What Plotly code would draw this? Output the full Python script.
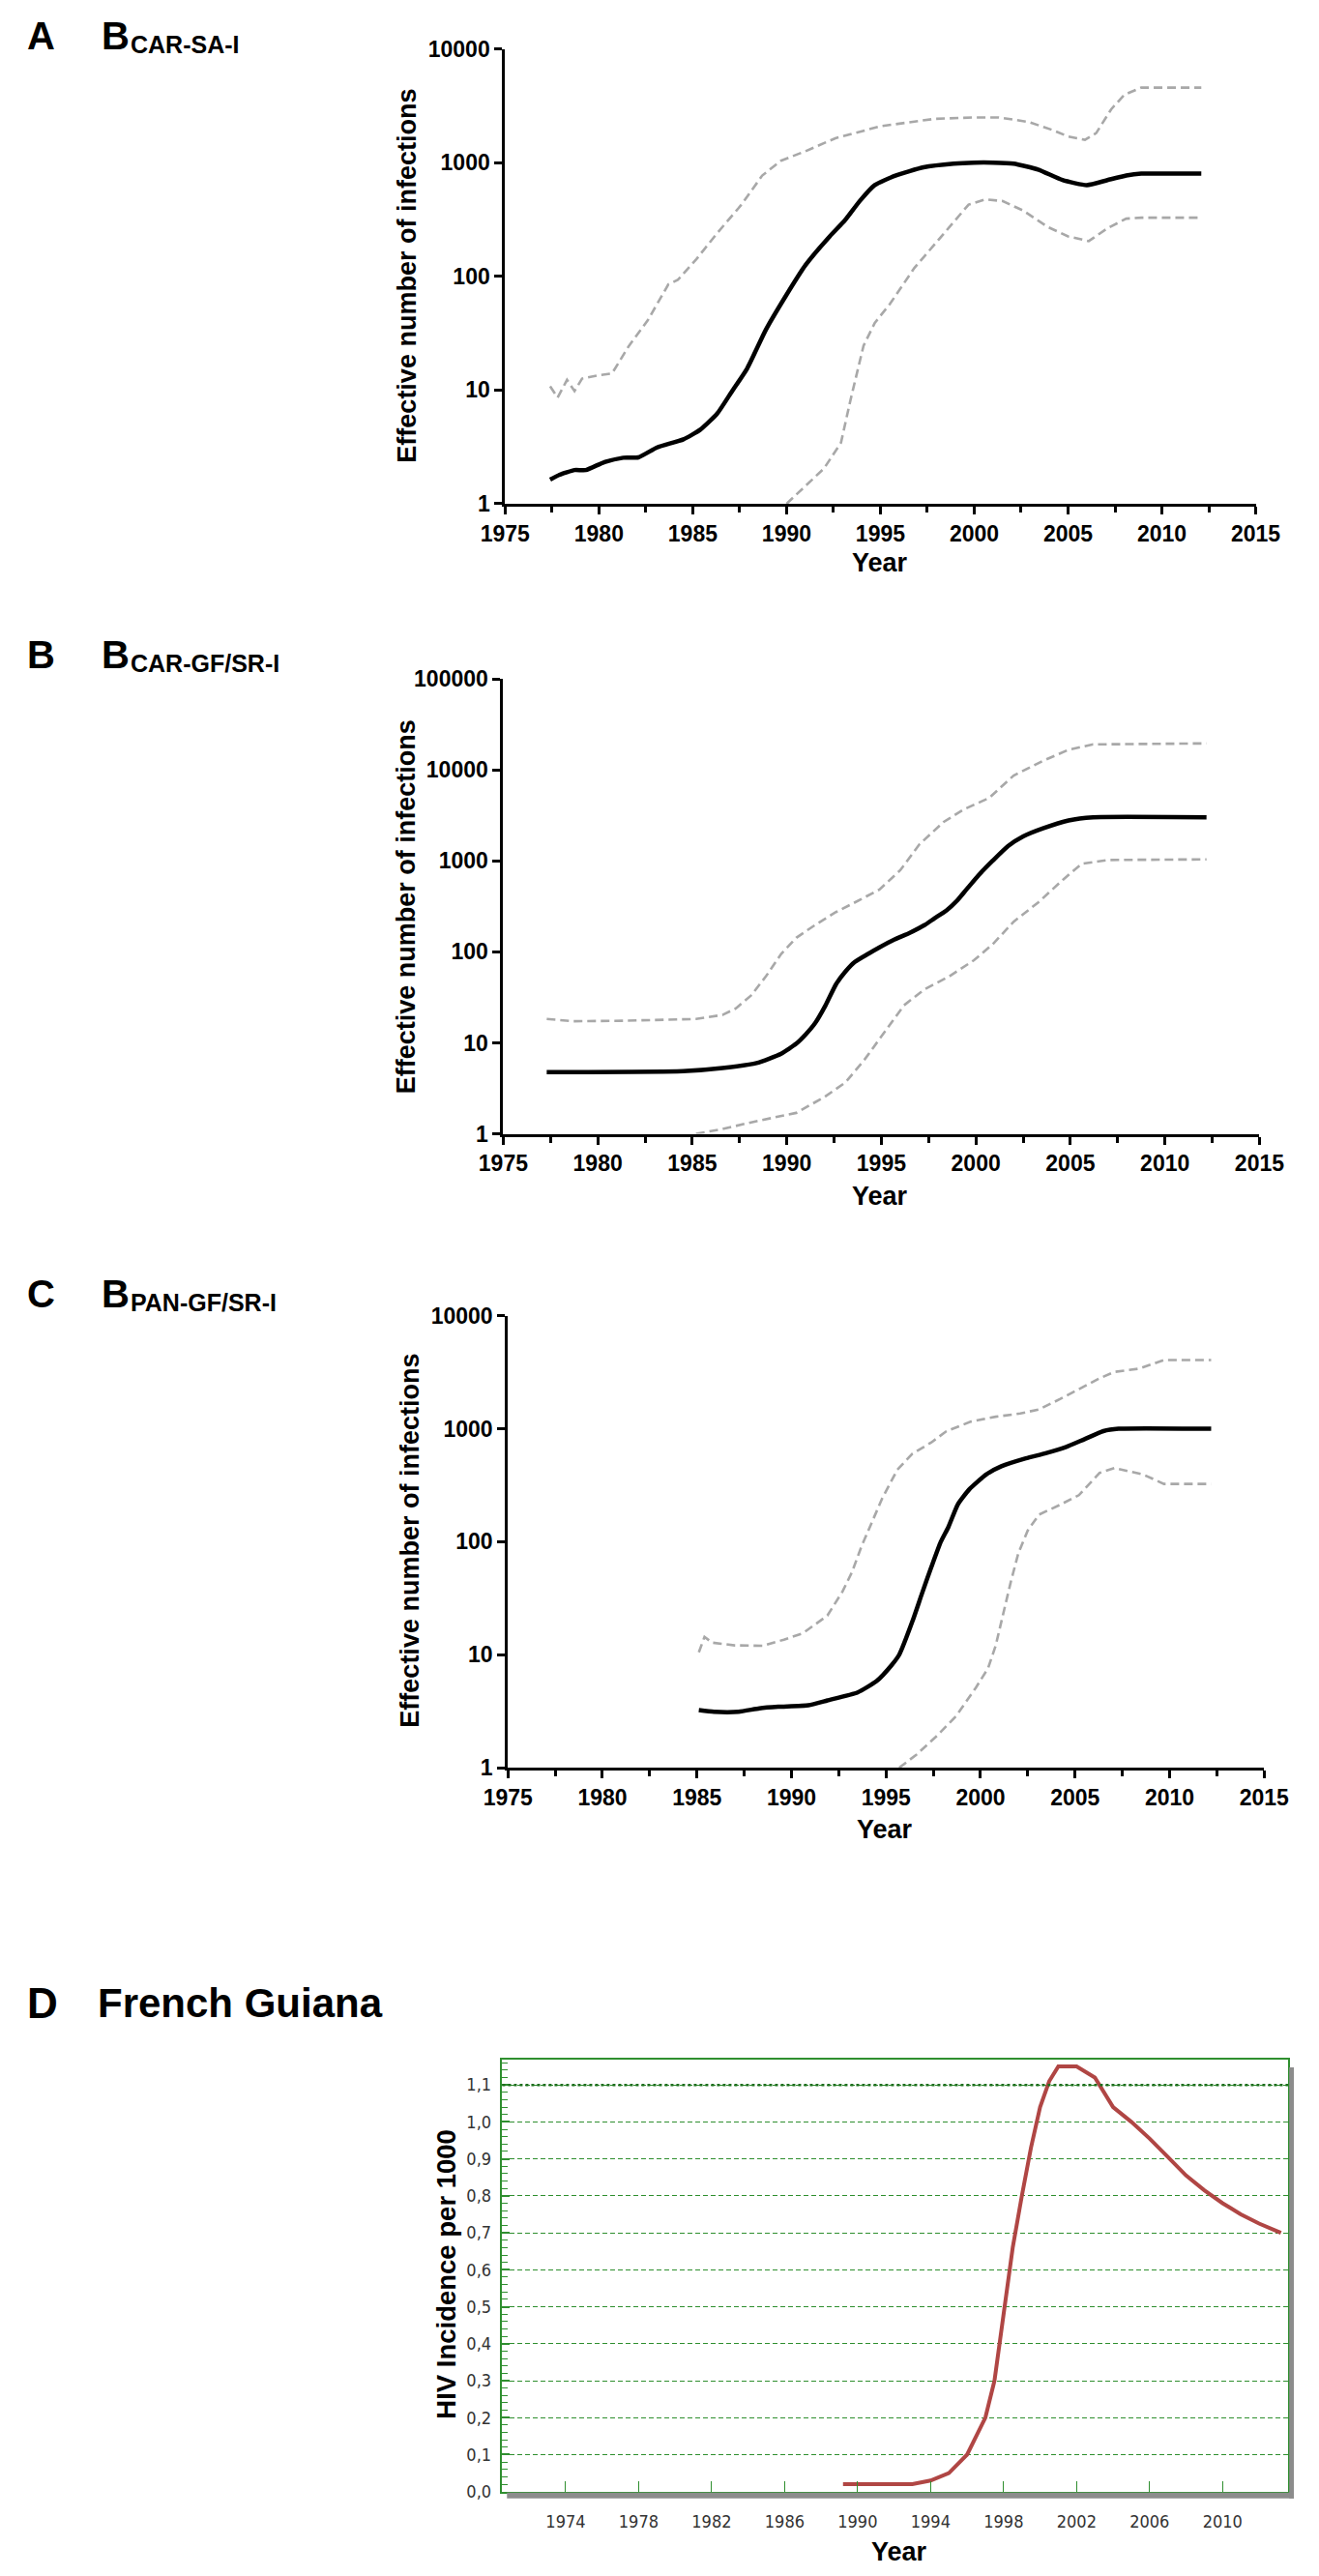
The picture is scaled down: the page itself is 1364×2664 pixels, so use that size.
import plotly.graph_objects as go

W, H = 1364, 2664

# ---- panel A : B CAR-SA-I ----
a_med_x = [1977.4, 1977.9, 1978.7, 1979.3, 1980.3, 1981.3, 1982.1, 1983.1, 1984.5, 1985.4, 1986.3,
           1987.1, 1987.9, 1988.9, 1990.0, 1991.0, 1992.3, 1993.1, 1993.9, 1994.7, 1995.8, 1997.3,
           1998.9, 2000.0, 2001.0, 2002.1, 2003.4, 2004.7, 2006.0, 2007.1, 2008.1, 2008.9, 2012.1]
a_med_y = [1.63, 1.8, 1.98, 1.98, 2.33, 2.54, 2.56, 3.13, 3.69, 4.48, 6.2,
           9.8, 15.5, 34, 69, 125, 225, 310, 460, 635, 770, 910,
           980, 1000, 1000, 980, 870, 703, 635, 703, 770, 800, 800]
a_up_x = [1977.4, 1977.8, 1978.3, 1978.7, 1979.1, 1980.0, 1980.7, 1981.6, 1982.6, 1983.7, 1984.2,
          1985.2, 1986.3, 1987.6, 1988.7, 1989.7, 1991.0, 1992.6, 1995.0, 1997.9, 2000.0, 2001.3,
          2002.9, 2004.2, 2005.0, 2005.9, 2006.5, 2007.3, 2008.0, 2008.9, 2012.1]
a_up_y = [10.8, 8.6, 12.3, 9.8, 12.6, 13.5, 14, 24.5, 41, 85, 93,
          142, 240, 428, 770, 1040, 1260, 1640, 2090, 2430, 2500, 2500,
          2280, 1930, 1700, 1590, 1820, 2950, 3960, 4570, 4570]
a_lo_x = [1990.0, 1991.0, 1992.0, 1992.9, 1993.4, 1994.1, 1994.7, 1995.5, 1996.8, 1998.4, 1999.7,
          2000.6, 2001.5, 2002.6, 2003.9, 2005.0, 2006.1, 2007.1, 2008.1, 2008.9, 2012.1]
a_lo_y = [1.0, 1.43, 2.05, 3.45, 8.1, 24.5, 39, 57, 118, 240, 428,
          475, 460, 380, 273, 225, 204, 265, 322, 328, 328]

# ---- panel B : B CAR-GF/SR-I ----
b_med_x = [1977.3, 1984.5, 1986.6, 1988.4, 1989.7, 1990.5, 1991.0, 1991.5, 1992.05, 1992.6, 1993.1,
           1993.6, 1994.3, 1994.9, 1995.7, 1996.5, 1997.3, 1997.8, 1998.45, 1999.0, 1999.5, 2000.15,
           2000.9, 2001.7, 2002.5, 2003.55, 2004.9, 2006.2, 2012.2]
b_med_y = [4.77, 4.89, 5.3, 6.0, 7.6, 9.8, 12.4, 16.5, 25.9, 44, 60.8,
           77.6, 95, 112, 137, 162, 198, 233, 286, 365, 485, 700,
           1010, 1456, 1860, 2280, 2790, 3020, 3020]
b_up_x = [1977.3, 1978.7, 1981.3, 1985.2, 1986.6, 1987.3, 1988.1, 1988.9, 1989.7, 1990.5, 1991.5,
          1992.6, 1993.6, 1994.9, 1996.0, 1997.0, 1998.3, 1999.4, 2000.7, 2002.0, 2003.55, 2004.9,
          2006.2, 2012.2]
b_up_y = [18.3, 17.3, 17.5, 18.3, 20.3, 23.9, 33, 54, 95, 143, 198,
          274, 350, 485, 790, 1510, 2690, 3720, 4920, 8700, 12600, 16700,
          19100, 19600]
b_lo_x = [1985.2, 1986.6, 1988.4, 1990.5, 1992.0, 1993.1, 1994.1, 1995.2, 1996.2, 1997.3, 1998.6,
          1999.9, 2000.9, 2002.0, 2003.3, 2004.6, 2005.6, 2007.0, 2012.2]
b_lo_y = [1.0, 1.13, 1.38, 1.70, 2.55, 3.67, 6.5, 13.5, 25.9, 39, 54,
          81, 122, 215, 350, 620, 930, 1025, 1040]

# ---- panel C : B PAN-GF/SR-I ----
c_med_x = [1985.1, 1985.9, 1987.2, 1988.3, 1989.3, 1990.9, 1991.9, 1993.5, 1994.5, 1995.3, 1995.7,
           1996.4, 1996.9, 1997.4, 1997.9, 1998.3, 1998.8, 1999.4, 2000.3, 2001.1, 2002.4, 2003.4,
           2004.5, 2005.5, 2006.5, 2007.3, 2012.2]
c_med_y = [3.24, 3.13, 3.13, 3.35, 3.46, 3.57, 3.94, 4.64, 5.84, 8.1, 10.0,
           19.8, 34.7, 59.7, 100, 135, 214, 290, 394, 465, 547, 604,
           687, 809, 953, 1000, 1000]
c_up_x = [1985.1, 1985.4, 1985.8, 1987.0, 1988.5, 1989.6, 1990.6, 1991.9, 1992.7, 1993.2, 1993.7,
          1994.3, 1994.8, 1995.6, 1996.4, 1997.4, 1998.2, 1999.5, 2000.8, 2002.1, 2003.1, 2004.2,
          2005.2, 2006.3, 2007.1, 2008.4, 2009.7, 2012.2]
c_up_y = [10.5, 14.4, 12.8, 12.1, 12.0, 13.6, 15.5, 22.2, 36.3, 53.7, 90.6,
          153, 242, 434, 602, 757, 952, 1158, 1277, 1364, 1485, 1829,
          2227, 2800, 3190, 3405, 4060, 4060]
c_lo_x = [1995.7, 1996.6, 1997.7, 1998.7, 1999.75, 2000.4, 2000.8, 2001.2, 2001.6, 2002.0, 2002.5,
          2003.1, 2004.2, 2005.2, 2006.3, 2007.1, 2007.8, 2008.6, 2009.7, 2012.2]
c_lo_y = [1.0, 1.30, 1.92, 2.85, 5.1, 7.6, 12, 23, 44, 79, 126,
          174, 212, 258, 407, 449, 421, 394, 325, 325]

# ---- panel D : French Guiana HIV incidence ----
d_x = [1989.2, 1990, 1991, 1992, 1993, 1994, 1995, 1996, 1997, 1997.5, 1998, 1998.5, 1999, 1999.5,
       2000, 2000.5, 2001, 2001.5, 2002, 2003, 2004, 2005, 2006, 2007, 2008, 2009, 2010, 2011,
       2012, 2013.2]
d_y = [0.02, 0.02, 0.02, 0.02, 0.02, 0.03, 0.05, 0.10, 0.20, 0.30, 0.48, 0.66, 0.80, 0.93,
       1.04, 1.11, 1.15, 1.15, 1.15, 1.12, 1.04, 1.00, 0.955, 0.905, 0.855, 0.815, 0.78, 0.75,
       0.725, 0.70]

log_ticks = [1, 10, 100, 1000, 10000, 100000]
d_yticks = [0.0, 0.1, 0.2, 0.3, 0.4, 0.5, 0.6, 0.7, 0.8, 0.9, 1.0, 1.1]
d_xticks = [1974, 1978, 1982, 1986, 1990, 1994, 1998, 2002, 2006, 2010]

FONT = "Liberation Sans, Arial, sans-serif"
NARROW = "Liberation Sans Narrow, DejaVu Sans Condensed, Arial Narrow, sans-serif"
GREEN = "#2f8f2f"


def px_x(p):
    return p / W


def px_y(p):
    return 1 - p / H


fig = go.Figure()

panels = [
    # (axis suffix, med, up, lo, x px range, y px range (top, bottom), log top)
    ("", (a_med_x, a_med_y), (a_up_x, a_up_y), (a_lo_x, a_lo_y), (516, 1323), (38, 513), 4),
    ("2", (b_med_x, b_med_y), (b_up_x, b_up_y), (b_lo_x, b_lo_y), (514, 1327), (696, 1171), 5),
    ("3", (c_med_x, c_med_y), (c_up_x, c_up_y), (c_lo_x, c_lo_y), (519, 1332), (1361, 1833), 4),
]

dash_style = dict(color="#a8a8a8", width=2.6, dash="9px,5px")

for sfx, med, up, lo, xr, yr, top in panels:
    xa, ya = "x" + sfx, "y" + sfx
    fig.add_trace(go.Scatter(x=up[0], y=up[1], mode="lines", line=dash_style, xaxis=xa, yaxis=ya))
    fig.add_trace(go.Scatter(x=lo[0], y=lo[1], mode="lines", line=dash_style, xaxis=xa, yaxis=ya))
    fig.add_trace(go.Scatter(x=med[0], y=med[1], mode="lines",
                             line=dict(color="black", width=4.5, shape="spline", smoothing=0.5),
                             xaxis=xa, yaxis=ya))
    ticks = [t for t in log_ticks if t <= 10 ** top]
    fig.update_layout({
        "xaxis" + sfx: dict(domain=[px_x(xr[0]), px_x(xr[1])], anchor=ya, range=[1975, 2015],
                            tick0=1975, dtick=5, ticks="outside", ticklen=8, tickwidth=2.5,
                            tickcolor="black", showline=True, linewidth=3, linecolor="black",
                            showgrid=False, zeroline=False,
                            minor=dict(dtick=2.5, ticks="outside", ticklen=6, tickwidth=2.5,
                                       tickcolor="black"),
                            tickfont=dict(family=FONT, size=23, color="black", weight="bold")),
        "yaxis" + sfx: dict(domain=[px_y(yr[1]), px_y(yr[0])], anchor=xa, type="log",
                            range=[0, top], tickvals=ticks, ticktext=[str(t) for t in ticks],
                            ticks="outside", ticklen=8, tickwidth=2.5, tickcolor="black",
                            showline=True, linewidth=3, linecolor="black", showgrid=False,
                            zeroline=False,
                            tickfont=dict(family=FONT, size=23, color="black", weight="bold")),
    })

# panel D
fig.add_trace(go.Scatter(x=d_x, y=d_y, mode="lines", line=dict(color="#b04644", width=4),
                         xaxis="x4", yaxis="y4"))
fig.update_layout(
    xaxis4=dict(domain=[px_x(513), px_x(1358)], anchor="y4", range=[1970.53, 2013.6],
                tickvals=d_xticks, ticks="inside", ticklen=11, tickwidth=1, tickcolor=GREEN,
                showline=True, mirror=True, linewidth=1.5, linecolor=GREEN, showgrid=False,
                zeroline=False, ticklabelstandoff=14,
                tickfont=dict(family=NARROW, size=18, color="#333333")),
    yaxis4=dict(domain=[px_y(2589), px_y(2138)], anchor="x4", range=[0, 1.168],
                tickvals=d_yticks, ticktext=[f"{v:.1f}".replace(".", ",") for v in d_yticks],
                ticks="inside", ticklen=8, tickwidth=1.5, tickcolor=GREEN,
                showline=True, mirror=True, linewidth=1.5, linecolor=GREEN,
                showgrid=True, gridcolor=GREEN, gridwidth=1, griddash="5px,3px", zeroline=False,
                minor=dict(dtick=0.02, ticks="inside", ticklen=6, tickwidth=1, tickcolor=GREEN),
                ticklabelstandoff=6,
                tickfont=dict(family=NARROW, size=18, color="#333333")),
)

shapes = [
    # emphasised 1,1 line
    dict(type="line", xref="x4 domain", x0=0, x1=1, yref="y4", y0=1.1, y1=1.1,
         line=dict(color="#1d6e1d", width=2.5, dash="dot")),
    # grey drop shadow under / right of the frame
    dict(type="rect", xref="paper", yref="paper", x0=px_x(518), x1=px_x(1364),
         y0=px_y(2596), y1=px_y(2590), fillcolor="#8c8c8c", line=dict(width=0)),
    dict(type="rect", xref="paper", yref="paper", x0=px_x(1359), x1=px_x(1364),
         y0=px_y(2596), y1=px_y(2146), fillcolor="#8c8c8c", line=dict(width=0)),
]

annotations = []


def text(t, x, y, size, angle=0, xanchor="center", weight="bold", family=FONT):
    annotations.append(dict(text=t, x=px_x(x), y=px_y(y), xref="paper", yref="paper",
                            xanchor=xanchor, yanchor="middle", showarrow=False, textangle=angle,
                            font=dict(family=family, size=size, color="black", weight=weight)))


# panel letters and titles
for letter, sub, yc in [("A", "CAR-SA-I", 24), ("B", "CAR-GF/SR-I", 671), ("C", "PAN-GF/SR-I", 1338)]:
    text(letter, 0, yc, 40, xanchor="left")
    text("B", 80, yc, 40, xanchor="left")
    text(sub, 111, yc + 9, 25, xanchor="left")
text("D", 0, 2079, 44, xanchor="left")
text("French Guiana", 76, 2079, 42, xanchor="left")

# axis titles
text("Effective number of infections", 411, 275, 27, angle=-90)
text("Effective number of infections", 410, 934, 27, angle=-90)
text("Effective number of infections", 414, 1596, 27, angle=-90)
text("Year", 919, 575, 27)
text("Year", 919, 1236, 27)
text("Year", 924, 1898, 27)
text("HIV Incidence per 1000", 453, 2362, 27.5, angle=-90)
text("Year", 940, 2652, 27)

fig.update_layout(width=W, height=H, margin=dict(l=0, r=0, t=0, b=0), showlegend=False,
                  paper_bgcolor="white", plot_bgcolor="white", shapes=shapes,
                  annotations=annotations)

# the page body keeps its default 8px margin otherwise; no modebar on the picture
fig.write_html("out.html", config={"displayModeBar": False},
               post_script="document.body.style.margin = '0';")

• [Stated task]: Extract verbatim only those lines that run from the line with "The picture is" to the line with "475, 460, 380, 273, 225, 204, 265, 322, 328, 328]", inclusive.

• [Final result]:
The picture is scaled down: the page itself is 1364×2664 pixels, so use that size.
import plotly.graph_objects as go

W, H = 1364, 2664

# ---- panel A : B CAR-SA-I ----
a_med_x = [1977.4, 1977.9, 1978.7, 1979.3, 1980.3, 1981.3, 1982.1, 1983.1, 1984.5, 1985.4, 1986.3,
           1987.1, 1987.9, 1988.9, 1990.0, 1991.0, 1992.3, 1993.1, 1993.9, 1994.7, 1995.8, 1997.3,
           1998.9, 2000.0, 2001.0, 2002.1, 2003.4, 2004.7, 2006.0, 2007.1, 2008.1, 2008.9, 2012.1]
a_med_y = [1.63, 1.8, 1.98, 1.98, 2.33, 2.54, 2.56, 3.13, 3.69, 4.48, 6.2,
           9.8, 15.5, 34, 69, 125, 225, 310, 460, 635, 770, 910,
           980, 1000, 1000, 980, 870, 703, 635, 703, 770, 800, 800]
a_up_x = [1977.4, 1977.8, 1978.3, 1978.7, 1979.1, 1980.0, 1980.7, 1981.6, 1982.6, 1983.7, 1984.2,
          1985.2, 1986.3, 1987.6, 1988.7, 1989.7, 1991.0, 1992.6, 1995.0, 1997.9, 2000.0, 2001.3,
          2002.9, 2004.2, 2005.0, 2005.9, 2006.5, 2007.3, 2008.0, 2008.9, 2012.1]
a_up_y = [10.8, 8.6, 12.3, 9.8, 12.6, 13.5, 14, 24.5, 41, 85, 93,
          142, 240, 428, 770, 1040, 1260, 1640, 2090, 2430, 2500, 2500,
          2280, 1930, 1700, 1590, 1820, 2950, 3960, 4570, 4570]
a_lo_x = [1990.0, 1991.0, 1992.0, 1992.9, 1993.4, 1994.1, 1994.7, 1995.5, 1996.8, 1998.4, 1999.7,
          2000.6, 2001.5, 2002.6, 2003.9, 2005.0, 2006.1, 2007.1, 2008.1, 2008.9, 2012.1]
a_lo_y = [1.0, 1.43, 2.05, 3.45, 8.1, 24.5, 39, 57, 118, 240, 428,
          475, 460, 380, 273, 225, 204, 265, 322, 328, 328]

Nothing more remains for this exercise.